The Canadian nurse's path — and where you enter it
This is the whole ladder a Canadian-trained nurse climbs, start to finish. It's here so you can see exactly how much of it your BSN already covers, and how much genuinely lies ahead of you — on the same terms as everyone else.
High school
Required prerequisite sciences — biology, chemistry, math.
CEGEP nursing DEC (Québec) or 4-year BScN (rest of Canada)
The credential itself — Québec's CEGEP-to-university track, or a direct bachelor's degree elsewhere in Canada.
NCLEX-RN + provincial college registration ← your entry point
Your BSN already covers rungs 1–2. This rung — the licensing exam and registration — is exactly what The Nurse Bridge prepares you for.
New-grad RN
First hospital or facility posting, entry step of the provincial wage grid.
Bedside years
Climbing the grid on Canadian service time — typically 2–5 years, building the experience most specialty and clinic roles ask for.
Specialty certification
ER, ICU, OR, wound care, and others — usually a post-RN course or certificate, not a new degree.
Clinic role or leadership
GMF/specialist clinic, charge nurse, Head Nurse, or Clinical Nurse Specialist.

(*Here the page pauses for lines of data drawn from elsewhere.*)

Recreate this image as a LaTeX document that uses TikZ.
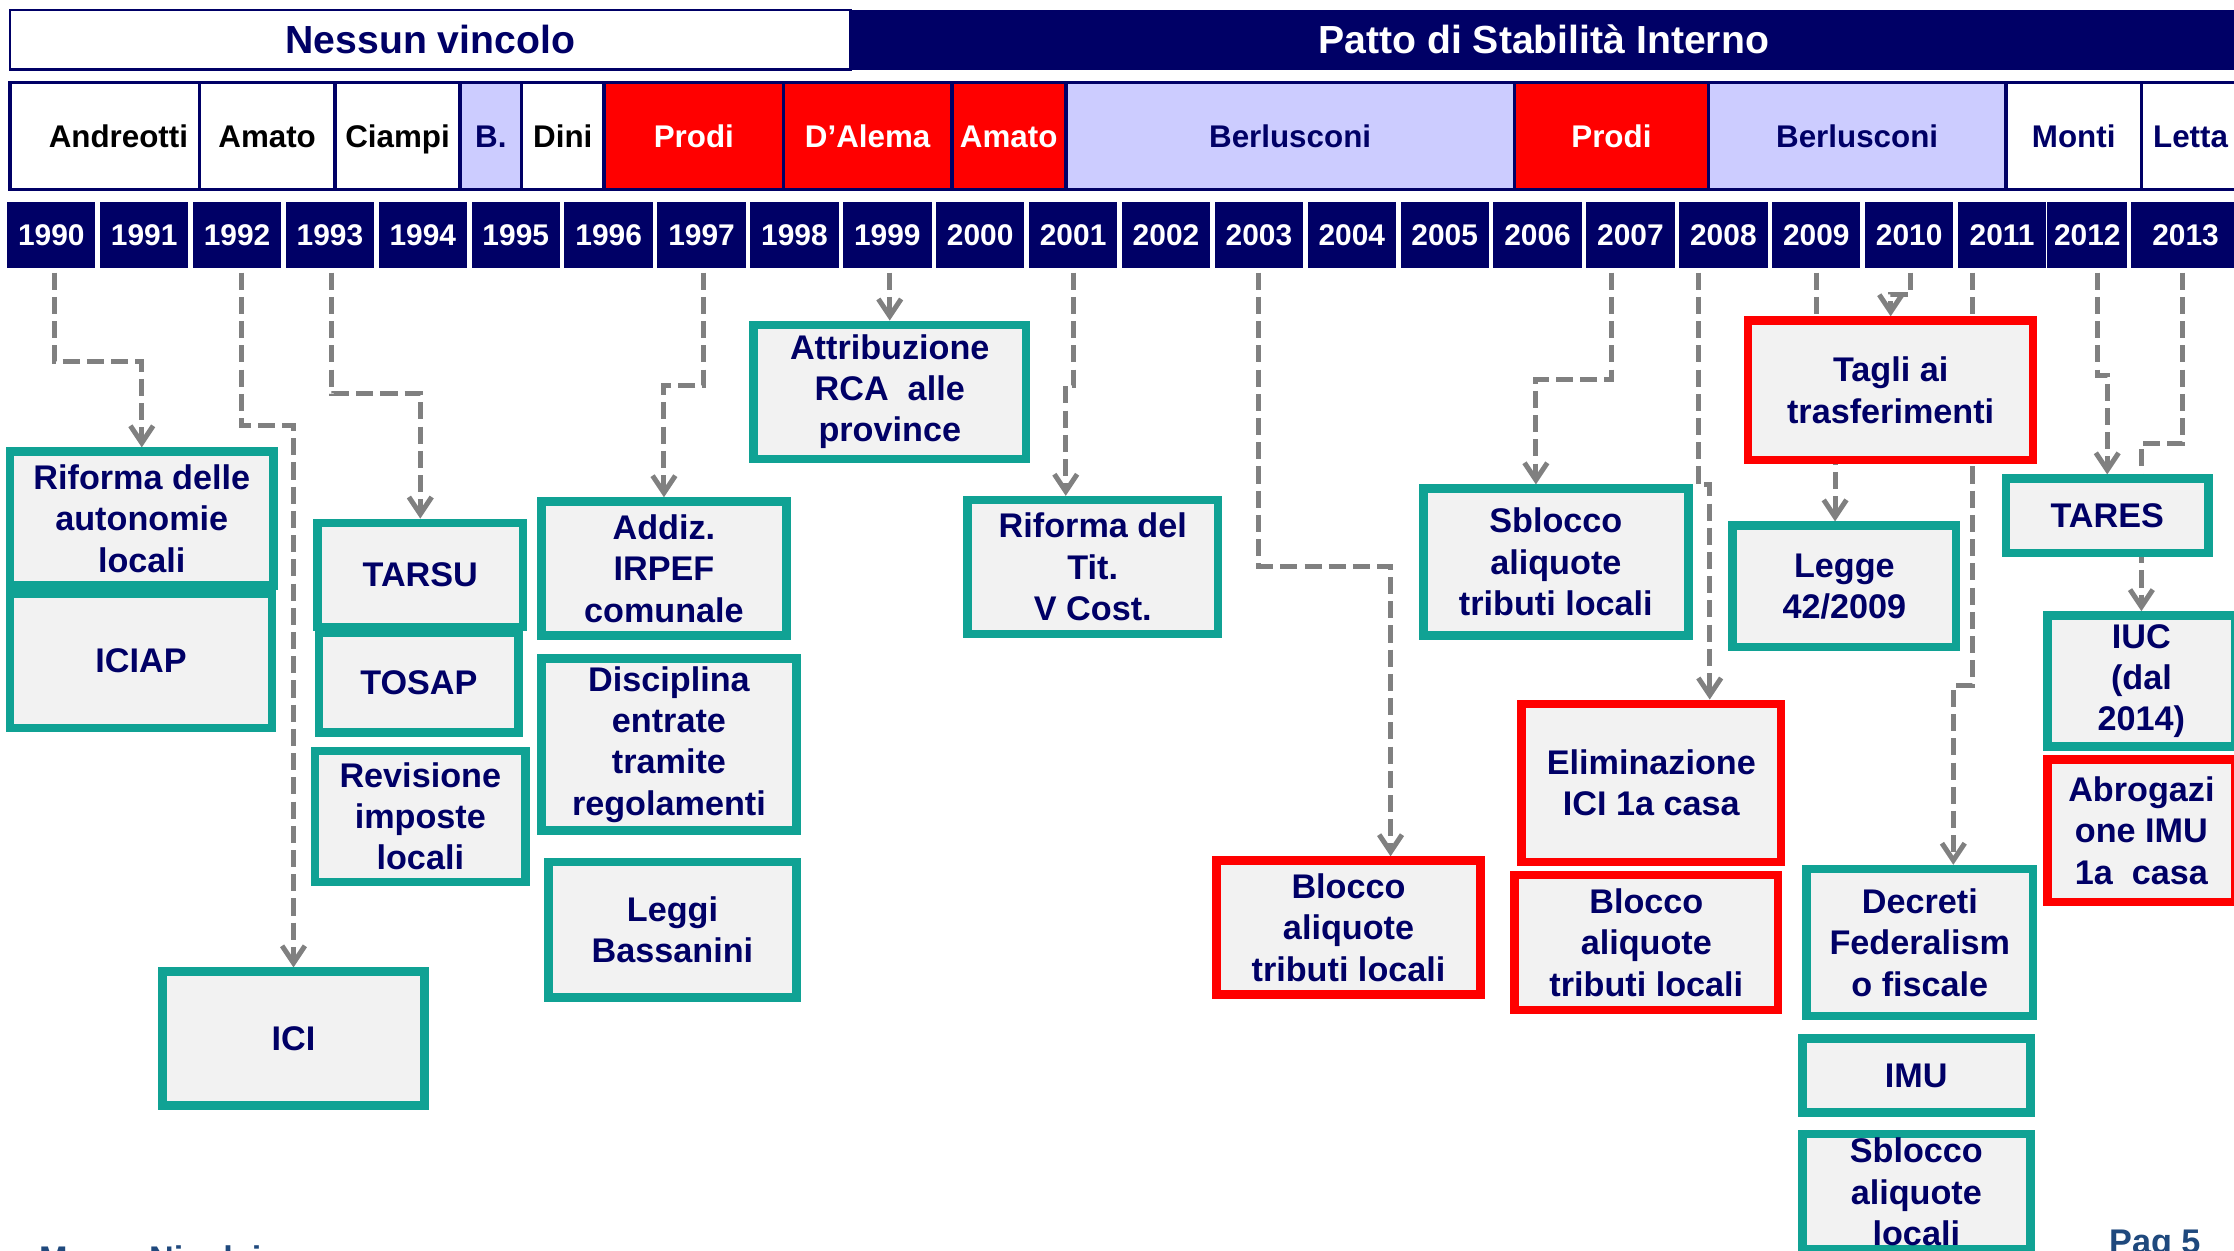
\documentclass[tikz,border=0pt]{standalone}
\usepackage{fontspec}
\setmainfont{Liberation Sans}
\usetikzlibrary{arrows.meta,calc}

\definecolor{navy}{HTML}{000066}
\definecolor{boxteal}{HTML}{10A294}
\definecolor{boxfill}{HTML}{F2F2F2}
\definecolor{govlav}{HTML}{CCCCFF}
\definecolor{linkgray}{HTML}{808080}
\definecolor{footblue}{HTML}{1F497D}

\pgfdeclarelayer{background}
\pgfsetlayers{background,main}

% event box: name, x1, y1, x2, y2 (outer edges), style, text
\newcommand\tbox[7]{%
  \node[#6, minimum width={(#4-#2-6)*0.5pt}, minimum height={(#5-#3-6)*0.5pt}]
    (#1) at ({(#2+#4)/2},{(#3+#5)/2}) {#7};}
% government cell: name, x1, x2, fill, text colour, text
\newcommand\govcell[6]{%
  \node[govbox, fill=#4, text=#5, minimum width={(#3-#2)*0.5pt}]
    (#1) at ({(#2+#3)/2},95.5) {#6};}

\begin{document}
\begin{tikzpicture}[x=0.5pt,y=-0.5pt,
  tealbox/.style={draw=boxteal, line width=3pt, fill=boxfill, text=navy,
    font=\bfseries\fontsize{12}{14.5}\selectfont, align=center, inner sep=0pt},
  redbox/.style={tealbox, draw=red},
  govbox/.style={draw=navy, line width=1.25pt, minimum height=37.5pt, inner sep=0pt,
    font=\bfseries\fontsize{11}{13}\selectfont, text height=7.9pt, text depth=0pt},
  yearcell/.style={fill=navy, text=white, font=\bfseries\fontsize{10.5}{12}\selectfont,
    minimum width=31pt, minimum height=23.25pt, inner sep=0pt, text height=7.5pt, text depth=0pt},
  topcell/.style={inner sep=0pt, font=\bfseries\fontsize{13.75}{16}\selectfont,
    text height=9.85pt, text depth=0pt},
  footer/.style={inner sep=0pt, text=footblue, font=\bfseries\fontsize{12}{14}\selectfont},
  link/.style={draw=linkgray, line width=1.75pt, dash pattern=on 6pt off 2.5pt,
    shorten <=1.5pt, -{Straight Barb[length=6pt,width=8pt]}},
]
\useasboundingbox (0,0) rectangle (1568,878);
\clip (0,0) rectangle (1568,878);

% fiscal rule periods
\node[topcell, draw=navy, line width=1pt, fill=white, text=navy,
  minimum width=295pt, minimum height=21pt] (nessun) at (302,28) {Nessun vincolo};
\node[topcell, fill=navy, text=white, minimum width=486.5pt, minimum height=21pt]
  (patto) at (1083.5,28) {Patto di Stabilità Interno};

% governments
\node[govbox, fill=white, text=black, minimum width=66.5pt, text width=58.5pt,
  inner xsep=4pt, align=right] (gAndreotti) at (73.5,95.5) {Andreotti};
\govcell{gAmato}{140}{235}{white}{black}{Amato}
\govcell{gCiampi}{235}{323}{white}{black}{Ciampi}
\govcell{gB}{323}{366}{govlav}{navy}{B.}
\govcell{gDini}{366}{424}{white}{black}{Dini}
\govcell{gProdi}{424}{550}{red}{white}{Prodi}
\govcell{gDAlema}{550}{668}{red}{white}{D’Alema}
\govcell{gAmatoB}{668}{748}{red}{white}{Amato}
\govcell{gBerlusconi}{748}{1063}{govlav}{navy}{Berlusconi}
\govcell{gProdiB}{1063}{1199}{red}{white}{Prodi}
\govcell{gBerlusconiB}{1199}{1408}{govlav}{navy}{Berlusconi}
\govcell{gMonti}{1408}{1503}{white}{navy}{Monti}
\govcell{gLetta}{1503}{1572}{white}{navy}{Letta}

% years
\foreach \yr [count=\i from 0] in {1990,...,2011}
  \node[yearcell] (y\yr) at ({36+\i*65.2},164.75) {\yr};
\node[yearcell, minimum width=28pt] (y2012) at (1465,164.75) {2012};
\node[yearcell, minimum width=38pt] (y2013) at (1534,164.75) {2013};

% events
\tbox{raut}{4}{314}{195}{414}{tealbox}{Riforma delle\\autonomie\\locali}
\tbox{iciap}{4}{414}{194}{514}{tealbox}{ICIAP}
\tbox{ici}{111}{679}{301}{779}{tealbox}{ICI}
\tbox{tarsu}{220}{364}{370}{443}{tealbox}{TARSU}
\tbox{tosap}{221}{441}{367}{517}{tealbox}{TOSAP}
\tbox{revis}{218}{524}{372}{622}{tealbox}{Revisione\\imposte\\locali}
\tbox{addiz}{377}{349}{555}{449}{tealbox}{Addiz.\\IRPEF\\comunale}
\tbox{discip}{377}{459}{562}{586}{tealbox}{Disciplina\\entrate\\tramite\\regolamenti}
\tbox{bassa}{382}{602}{562}{703}{tealbox}{Leggi\\Bassanini}
\tbox{rca}{526}{225}{723}{325}{tealbox}{Attribuzione\\RCA\ \ alle\\province}
\tbox{rtit}{676}{348}{858}{448}{tealbox}{Riforma del\\Tit.\\V Cost.}
\tbox{bloccoA}{851}{601}{1042}{701}{redbox}{Blocco\\aliquote\\tributi locali}
\tbox{sbloccoA}{996}{340}{1188}{449}{tealbox}{Sblocco\\aliquote\\tributi locali}
\tbox{elim}{1065}{491}{1253}{608}{redbox}{Eliminazione\\ICI 1a casa}
\tbox{bloccoB}{1060}{611}{1251}{712}{redbox}{Blocco\\aliquote\\tributi locali}
\tbox{tagli}{1224}{222}{1430}{326}{redbox}{Tagli ai\\trasferimenti}
\tbox{legge}{1213}{366}{1376}{457}{tealbox}{Legge\\42/2009}
\tbox{decreti}{1265}{607}{1430}{716}{tealbox}{Decreti\\Federalism\\o fiscale}
\tbox{imu}{1262}{726}{1428}{784}{tealbox}{IMU}
\tbox{sbloccoB}{1262}{793}{1428}{880}{tealbox}{Sblocco\\aliquote\\locali}
\tbox{tares}{1405}{333}{1553}{391}{tealbox}{TARES}
\tbox{iuc}{1434}{429}{1572}{527}{tealbox}{IUC\\(dal\\2014)}
\tbox{abrog}{1434}{530}{1572}{636}{redbox}{Abrogazi\\one IMU\\1a\ \ casa}

% footer
\node[footer, anchor=base west] (author) at (27,892) {Marco Nicolai};
\node[footer, anchor=base west] (page) at (1480,880) {Pag 5};

% links from years to events, behind the boxes
\begin{pgfonlayer}{background}
\draw[link] ($(y1990.south)+(2,0)$) -- ++(0,65) -| (raut.north);
\draw[link] ($(y1992.south)+(2.8,0)$) -- ++(0,110) -| (ici.north);
\draw[link] ($(y1993.south)+(1.4,0)$) -- ++(0,88) -| (tarsu.north);
\draw[link] ($(y1997.south)+(1.6,0)$) -- ++(0,82) -| (addiz.north);
\draw[link] (rca.north |- y1999.south) -- (rca.north);
\draw[link] (y2001.south) -- ++(0,82) -| ($(rtit.north)+(-19,0)$);
\draw[link] (y2003.south) -- ++(0,209) -| ($(bloccoA.north)+(29.5,0)$);
\draw[link] ($(y2007.south)+(-13.4,0)$) -- ++(0,78) -| ($(sbloccoA.north)+(-14,0)$);
\draw[link] ($(y2008.south)+(-17.6,0)$) -- ++(0,152) -| ($(elim.north)+(41,0)$);
\draw[link] (y2009.south) -- ++(0,102) -| ($(legge.north)+(-6.5,0)$);
\draw[link] ($(y2010.south)+(1,0)$) -- ++(0,18) -| (tagli.north);
\draw[link] ($(y2011.south)+(-21,0)$) -- ++(0,293) -| ($(decreti.north)+(23.5,0)$);
\draw[link] ($(y2012.south)+(7,0)$) -- ++(0,75) -| (tares.north);
\draw[link] ($(y2013.south)+(-2,0)$) -- ++(0,123) -| (iuc.north);
\end{pgfonlayer}
\end{tikzpicture}
\end{document}
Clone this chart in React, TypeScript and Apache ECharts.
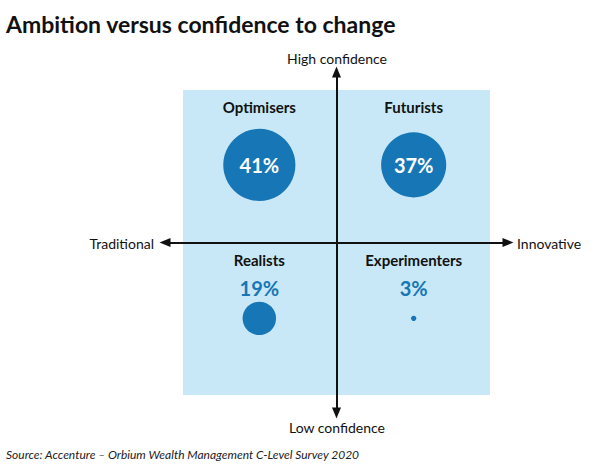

Master's / Nurse Practitioner (IPS in Québec)
The big jump in scope and pay — open to any RN who completes the graduate program, IEN or Canadian-trained alike.
Everything above rung 3 is exactly as open to you as it is to a nurse who trained in Canada from rung 1. This isn't an IEN-specific ladder or a shortcut — it's the same ladder for everyone. Where you join it is the only difference.
Figures last reviewed 2026-07 · sources listed above · figures marked "being verified" should be confirmed with the named official source before you rely on them. This is education about how income paths generally work, not a personal recommendation or a job offer.